Business owners tend to underestimate their intellectual property, says Lee Fraley, a partner in the Phoenix office of law firm Snell & Wilmer who specializes in IP and works with many entrepreneurial businesses in acquisition transactions. “They think patents is all of IP, but it’s much more than that — it’s anything that gives a company a competitive advantage.”
The four primary types of IP are patents, trade secrets, trademarks and copyrights. The first two protect things that have practical use, the second two protect expression, explains Shane Olafson, a partner in the Phoenix office of law firm Lewis Roca Rothgerber whose practice specialties include trademarks and copyrights.
A patent is a grant by the government of exclusive rights to a specific knowledge for 20 years, in exchange for expressly describing the item invented. A trade secret, such as the formula for Coca Cola, is the polar opposite — knowledge kept secret from everyone except those who need to know and for which there is no legal recourse if the secret does get out. “Some things are not well-suited for trade secrets, for instance anything that can be reverse-engineered,” Olafson says. However, some technologies have a very short shelf-life. Referring to semi-conductors, Olafson says it would not make sense to spend money patenting something that will be obsolete in a few years.

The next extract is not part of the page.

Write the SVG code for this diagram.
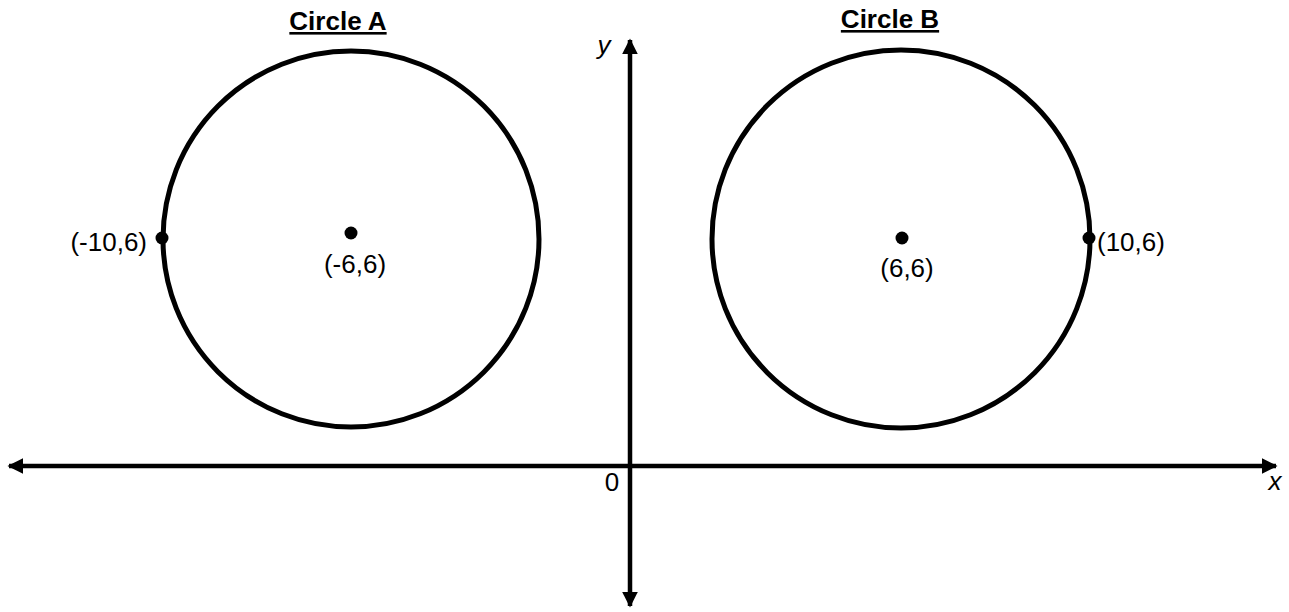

A trademark is the name a company gives a product or service so customers can differentiate it from competitors, explains Flavia Campbell, an attorney who also practices in the Phoenix office of Lewis Roca Rothgerber. The company name, itself, can usually not serve as a trademark. A business owner may choose to not seek federal registration of a trademark, but, she says, “Even if he’s not worried about securing exclusive rights for himself, he needs to be sure he’s not infringing on someone else.” Should the item become successful and come to the attention of another business that has registered the trademark, the other business could issue a cease and desist order requiring signage to come down and products be taken off the shelf.
A trademark can be any logo or name or tagline, and is an important asset. But Fraley cautions care in selecting the name. “If it’s too descriptive, it may be difficult to register — to keep others from using the descriptive terms.” Names that are suggestive, on the other hand — such as Greyhound and Coppertone — are the easiest to protect. “They are more distinctive, easiest to register, less likely to find in conflict with another, and easier to enforce if someone copies you.” Fanciful or arbitrary names, such as Apple for computers, can also be strong — but it’s an eventual rather than immediate result.

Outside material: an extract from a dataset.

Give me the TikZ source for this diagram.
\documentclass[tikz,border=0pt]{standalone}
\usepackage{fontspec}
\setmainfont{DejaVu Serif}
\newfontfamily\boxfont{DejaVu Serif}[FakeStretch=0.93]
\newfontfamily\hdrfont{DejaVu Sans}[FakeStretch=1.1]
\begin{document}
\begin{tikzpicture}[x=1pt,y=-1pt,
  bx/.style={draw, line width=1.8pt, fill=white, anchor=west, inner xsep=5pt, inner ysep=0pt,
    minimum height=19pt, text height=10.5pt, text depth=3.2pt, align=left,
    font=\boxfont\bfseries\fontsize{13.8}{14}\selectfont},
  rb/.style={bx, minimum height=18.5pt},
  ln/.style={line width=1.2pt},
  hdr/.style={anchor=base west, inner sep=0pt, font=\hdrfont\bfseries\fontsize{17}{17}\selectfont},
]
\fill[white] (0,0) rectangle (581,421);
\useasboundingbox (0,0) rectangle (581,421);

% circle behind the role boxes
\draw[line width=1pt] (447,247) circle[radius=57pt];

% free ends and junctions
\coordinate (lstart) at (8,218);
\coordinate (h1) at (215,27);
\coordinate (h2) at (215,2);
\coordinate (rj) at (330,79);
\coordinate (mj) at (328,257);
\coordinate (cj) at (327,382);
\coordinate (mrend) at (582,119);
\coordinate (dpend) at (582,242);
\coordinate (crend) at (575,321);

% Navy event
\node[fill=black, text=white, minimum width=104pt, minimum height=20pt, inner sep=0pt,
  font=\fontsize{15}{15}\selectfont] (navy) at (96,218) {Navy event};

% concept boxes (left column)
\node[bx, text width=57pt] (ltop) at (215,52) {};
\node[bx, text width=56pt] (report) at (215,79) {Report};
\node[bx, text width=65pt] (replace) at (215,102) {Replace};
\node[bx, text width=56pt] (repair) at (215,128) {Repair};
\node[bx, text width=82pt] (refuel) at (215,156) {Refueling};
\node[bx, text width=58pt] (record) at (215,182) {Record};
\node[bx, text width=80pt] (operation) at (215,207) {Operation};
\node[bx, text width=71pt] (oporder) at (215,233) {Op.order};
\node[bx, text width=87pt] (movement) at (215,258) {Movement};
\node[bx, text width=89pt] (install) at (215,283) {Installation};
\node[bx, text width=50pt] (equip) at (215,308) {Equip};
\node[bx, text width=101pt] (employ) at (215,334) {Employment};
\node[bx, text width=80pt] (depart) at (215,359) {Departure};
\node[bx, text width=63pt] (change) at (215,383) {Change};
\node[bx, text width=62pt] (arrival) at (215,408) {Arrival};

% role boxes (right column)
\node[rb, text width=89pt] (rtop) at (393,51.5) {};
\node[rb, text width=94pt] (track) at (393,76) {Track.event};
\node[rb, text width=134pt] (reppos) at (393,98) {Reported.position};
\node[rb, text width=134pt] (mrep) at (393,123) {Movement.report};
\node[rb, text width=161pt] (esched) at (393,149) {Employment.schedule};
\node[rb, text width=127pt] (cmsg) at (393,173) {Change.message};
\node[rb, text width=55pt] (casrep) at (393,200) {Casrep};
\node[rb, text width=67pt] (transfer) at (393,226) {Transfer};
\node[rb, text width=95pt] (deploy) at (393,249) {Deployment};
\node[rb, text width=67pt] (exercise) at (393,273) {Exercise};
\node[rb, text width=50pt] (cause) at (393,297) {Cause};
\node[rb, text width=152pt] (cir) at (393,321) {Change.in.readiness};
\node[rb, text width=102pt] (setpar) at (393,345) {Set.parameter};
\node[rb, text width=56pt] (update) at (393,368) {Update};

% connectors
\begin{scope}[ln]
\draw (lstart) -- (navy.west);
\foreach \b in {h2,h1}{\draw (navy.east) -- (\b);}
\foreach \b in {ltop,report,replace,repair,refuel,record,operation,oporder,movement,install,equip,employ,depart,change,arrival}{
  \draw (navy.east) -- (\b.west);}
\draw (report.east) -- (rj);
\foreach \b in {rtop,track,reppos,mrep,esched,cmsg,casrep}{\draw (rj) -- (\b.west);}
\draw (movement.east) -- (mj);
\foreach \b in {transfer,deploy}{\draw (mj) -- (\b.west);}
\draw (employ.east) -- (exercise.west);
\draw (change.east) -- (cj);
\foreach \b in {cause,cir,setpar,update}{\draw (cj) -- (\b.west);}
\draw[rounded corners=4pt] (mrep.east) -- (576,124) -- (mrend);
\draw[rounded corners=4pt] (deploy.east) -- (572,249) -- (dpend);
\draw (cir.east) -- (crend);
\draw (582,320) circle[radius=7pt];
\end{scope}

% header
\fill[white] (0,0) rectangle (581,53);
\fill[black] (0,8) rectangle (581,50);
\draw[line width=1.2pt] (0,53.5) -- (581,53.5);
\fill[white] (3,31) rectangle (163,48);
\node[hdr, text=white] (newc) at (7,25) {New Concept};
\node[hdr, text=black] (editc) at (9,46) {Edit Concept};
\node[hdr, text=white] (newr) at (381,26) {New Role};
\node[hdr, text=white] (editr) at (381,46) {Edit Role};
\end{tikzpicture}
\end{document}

Once a trademark is established, Fraley emphasizes it is important to maintain appropriate use of it to not weaken trademark rights and significance. Don’t use it in descriptive or generic fashion, abbreviate or hyphenate it. Do be consistent in its spelling. “You don’t want it to become a household name,” he says, pointing out that “aspirin” was once a trademark name.
Fraley suggests also checking for domain names that are available, and securing reasonable variations — including Web extensions. Businesses should make sure the domain names are registered by the company and transfer them if they are not; if the domain name is registered by an outside contractor or individual in the company, that person owns the registration. Simply registering the domain name, however, reserves its place on the Web but does not give exclusive rights to the name, Campbell notes.
Copyright is more applicable to artistic expression, such as photographs, music and architectural works. It is important to note that copyright attaches as soon as the item is created in fixed form, and the owner of the copyright is its creator. “You can use the copyright symbol to give notice to others that you created it,” Campbell says. To be able to sue in court against someone else’s unauthorized use, however, the copyright must be registered with the federal government. “You can obtain this registration at any time,” Olafson says, “but the timing may affect the damages you can recover.”
“You don’t necessarily own it just because you paid for it,” Fraley notes. This applies not just to outside contractors, including website developers, but also to a company’s natural employee who is working outside the scope of his or her job description. For the company to own the copyright, it needs to have an assignment of interest. Avoid ambiguous verbiage such as “the contractor agrees to assign.” There are no specifically correct words, Fraley says, but the company needs to make clear what it is discussing.
Correcting ownership issues ahead of time avoids the potential for someone to hold ownership rights as leverage against a business. Businesses may find it beneficial to do an intellectual property audit “to be sure you actually own what you think you own,” Fraley says.